In the 1040s, the Berber Zirids (governors of North Africa under the Fatimids) declared their independence from the Fatimids and their recognition of the Sunni Abbasid caliphs of Baghdad, which led the Fatimids to launch the devastating Banū Hilal invasions of North Africa. After about 1070, the Fatimid hold on the Levant coast and parts of Syria was challenged first by Turkic invasions, then the Crusades, so that Fatimid territory shrank until it consisted only of Egypt. The Fatimids gradually lost the Emirate of Sicily over thirty years to the Italo-Norman Roger I who was in total control of the entire island by 1091.

The reliance on the Iqta system also ate into Fatimid central authority, as more and more the military officers at the further ends of the empire became semi-independent.

After the decay of the Fatimid political system in the 1160s, the Zengid ruler Nūr ad-Dīn had his general, Shirkuh, seize Egypt from the vizier Shawar in 1169. Shirkuh died two months after taking power, and rule passed to his nephew, Saladin.[21] This began the Ayyubid Sultanate of Egypt and Syria.

Dynasty

Caliphs

  1. Abū Muḥammad 'Abdul-Lāh al-Mahdī bi'llāh (909–934) founder Fatimid dynasty
  2. Abū l-Qāsim Muḥammad al-Qā'im bi-Amr Allāh (934–946)
  3. Abū Ṭāhir Ismā'il al-Manṣūr bi-llāh (946–953)
  4. Abū Tamīm Ma'add al-Mu'izz li-Dīn Allāh (953–975) Egypt is conquered during his reign[22]
  5. Abū Manṣūr Nizār al-'Azīz bi-llāh (975–996)
  6. Abū 'Alī al-Manṣūr al-Ḥākim bi-Amr Allāh (996–1021) The Druze religion is founded during the lifetime of Al-Hakim bi-Amr Allah.
  7. Abū'l-Ḥasan 'Alī al-Ẓāhir li-I'zāz Dīn Allāh (1021–1036)
  8. Abū Tamīm Ma'add al-Mustanṣir bi-llāh (1036–1094) Quarrels over his succession led to the Nizari split.
  9. al-Musta'lī bi-llāh (1094–1101)
  10. Abū 'Alī Mansur al-Āmir bi-Aḥkām Allāh (1101–1130) The Fatimid rulers of Egypt after him are not recognized as Imams by Mustaali/Taiyabi Ismailis.
  11. 'Abd al-Majīd al-Ḥāfiẓ (1130–1149) The Hafizi sect is founded with Al-Hafiz as Imam.
  12. al-Ẓāfir (1149–1154)
  13. al-Fā'iz (1154–1160)
  14. al-'Āḍid (1160–1171)[23]

Consorts

  1. Rasad, wife of the seventh caliph Ali al-Zahir and mother of the eighth caliph al-Mustansir bi-llāh.[24]

Burial places

Burial place of Fatimid, Mukhallafāt al-Rasul, Cairo, Egypt.

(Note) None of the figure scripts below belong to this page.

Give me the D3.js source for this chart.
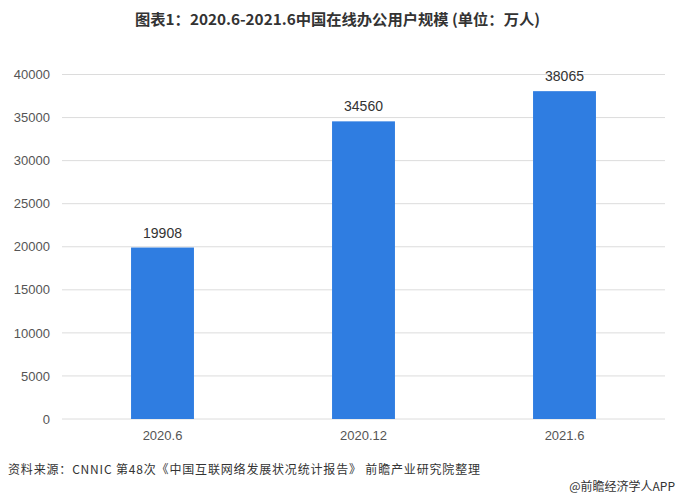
<!DOCTYPE html>
<html><head><meta charset="utf-8">
<script src="https://cdn.jsdelivr.net/npm/d3@7"></script>
<style>body{margin:0;background:#fff}svg{display:block;font-family:"Liberation Sans","Noto Sans CJK SC",sans-serif}</style>
</head><body>
<script>
const categories = ["2020.6", "2020.12", "2021.6"];
const values = [19908, 34560, 38065];
const yTicks = [0, 5000, 10000, 15000, 20000, 25000, 30000, 35000, 40000];
const title = "图表1：2020.6-2021.6中国在线办公用户规模 (单位：万人)";
const source = "资料来源：CNNIC 第48次《中国互联网络发展状况统计报告》 前瞻产业研究院整理";
const credit = "@前瞻经济学人APP";

(function(){
const W = 677, H = 500;
const svg = d3.select("body").append("svg").attr("width", W).attr("height", H);
const mL = 62, mR = 665, mT = 74.5, mB = 419;

const x = d3.scaleBand().domain(categories).range([mL, mR]).padding(0);
const y = d3.scaleLinear().domain([0, 40000]).range([mB, mT]);

// title
svg.append("text").attr("x", 135).attr("y", 25)
  .attr("font-size", 15).attr("font-weight", "bold").attr("fill", "#333")
  .attr("textLength", 405).attr("lengthAdjust", "spacingAndGlyphs")
  .attr("font-family", "'Noto Sans CJK SC',sans-serif").text(title);

// grid
svg.append("g").selectAll("line").data(yTicks).join("line")
  .attr("x1", mL).attr("x2", mR)
  .attr("y1", d => y(d)).attr("y2", d => y(d))
  .attr("stroke", "#dcdcdc").attr("stroke-width", 1);

// y axis
const yAxis = d3.axisLeft(y).tickValues(yTicks).tickSize(0).tickPadding(12).tickFormat(d3.format("d"));
const gy = svg.append("g").attr("transform", `translate(${mL},0)`).call(yAxis);
gy.select(".domain").remove();
gy.selectAll("text").attr("font-size", 13).attr("fill", "#555").attr("font-family", "'Liberation Sans',sans-serif");

// x axis
const xAxis = d3.axisBottom(x).tickSize(0).tickPadding(12);
const gx = svg.append("g").attr("transform", `translate(0,${mB})`).call(xAxis);
gx.select(".domain").remove();
gx.selectAll("text").attr("font-size", 13).attr("fill", "#555").attr("font-family", "'Liberation Sans',sans-serif");

// bars
const bw = x.bandwidth() * 0.313;
svg.append("g").selectAll("rect").data(values).join("rect")
  .attr("x", (d, i) => x(categories[i]) + x.bandwidth()/2 - bw/2)
  .attr("y", d => y(d)).attr("width", bw).attr("height", d => mB - y(d))
  .attr("fill", "#2f7de1");

// value labels
svg.append("g").selectAll("text").data(values).join("text")
  .attr("x", (d, i) => x(categories[i]) + x.bandwidth()/2)
  .attr("y", d => y(d) - 10).attr("text-anchor", "middle")
  .attr("font-size", 14).attr("fill", "#333").attr("font-family", "'Liberation Sans',sans-serif")
  .text(d => d);

// source
svg.append("text").attr("x", 8).attr("y", 474).attr("font-size", 12).attr("fill", "#333")
  .attr("textLength", 472).attr("lengthAdjust", "spacing")
  .attr("font-family", "'Noto Sans CJK SC',sans-serif").text(source);
svg.append("text").attr("x", 675).attr("y", 491).attr("text-anchor", "end").attr("font-size", 12).attr("fill", "#333")
  .attr("font-family", "'Noto Sans CJK SC',sans-serif").text(credit);
})();
</script>
</body></html>
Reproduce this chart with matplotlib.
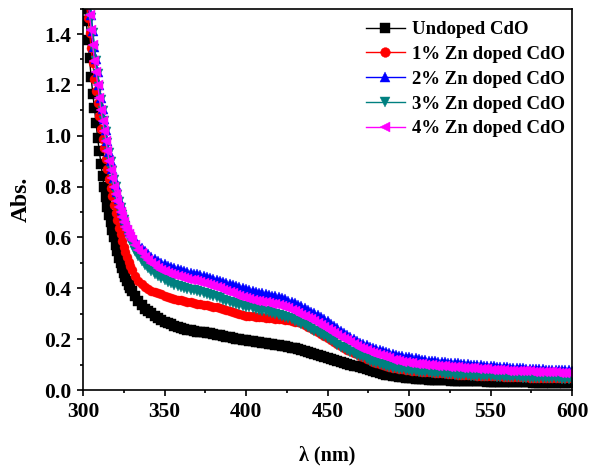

"Al-Mashhad al-Hussaini" (Masjid Imam Husain, Cairo) is the burial site of twelve Fatimid Imams: the 9th, Taqi Muhammad, through the 20th, Mansur al-Āmir. The site is also known as "Bāb Mukhallafāt al-Rasul" (door of remaining part of Rasul), where the Sacred Hair [25][26] of Muhammad is preserved.

Capital cities

Al-Mahdiyya, the first capital of the Fatimid dynasty, was established by its first caliph, ʿAbdullāh al-Mahdī (297–322 AH/909–934 CE) in 300 AH/912–913 CE. The caliph had been residing in nearby Raqqada but chose this new and more strategic location in which to establish his dynasty. The city of al-Mahdiyya is located on a narrow peninsula along the coast of the Mediterranean Sea, east of Kairouan and just south of the Gulf of Hammamet, in modern-day Tunisia. The primary concern in the city's construction and locale was defense. With its peninsular topography and the construction of a wall 8.3 m thick, the city became impenetrable by land. This strategic location, together with a navy that the Fatimids had inherited from the conquered Aghlabids, made the city of Al-Mahdiyya a strong military base where ʿAbdullāh al-Mahdī consolidated power and planted the seeds of the Fatimid caliphate for two generations. The city included two royal palaces – one for the caliph and one for his son and successor al-Qāʾim – as well as a mosque, many administrative buildings, and an arsenal.[27]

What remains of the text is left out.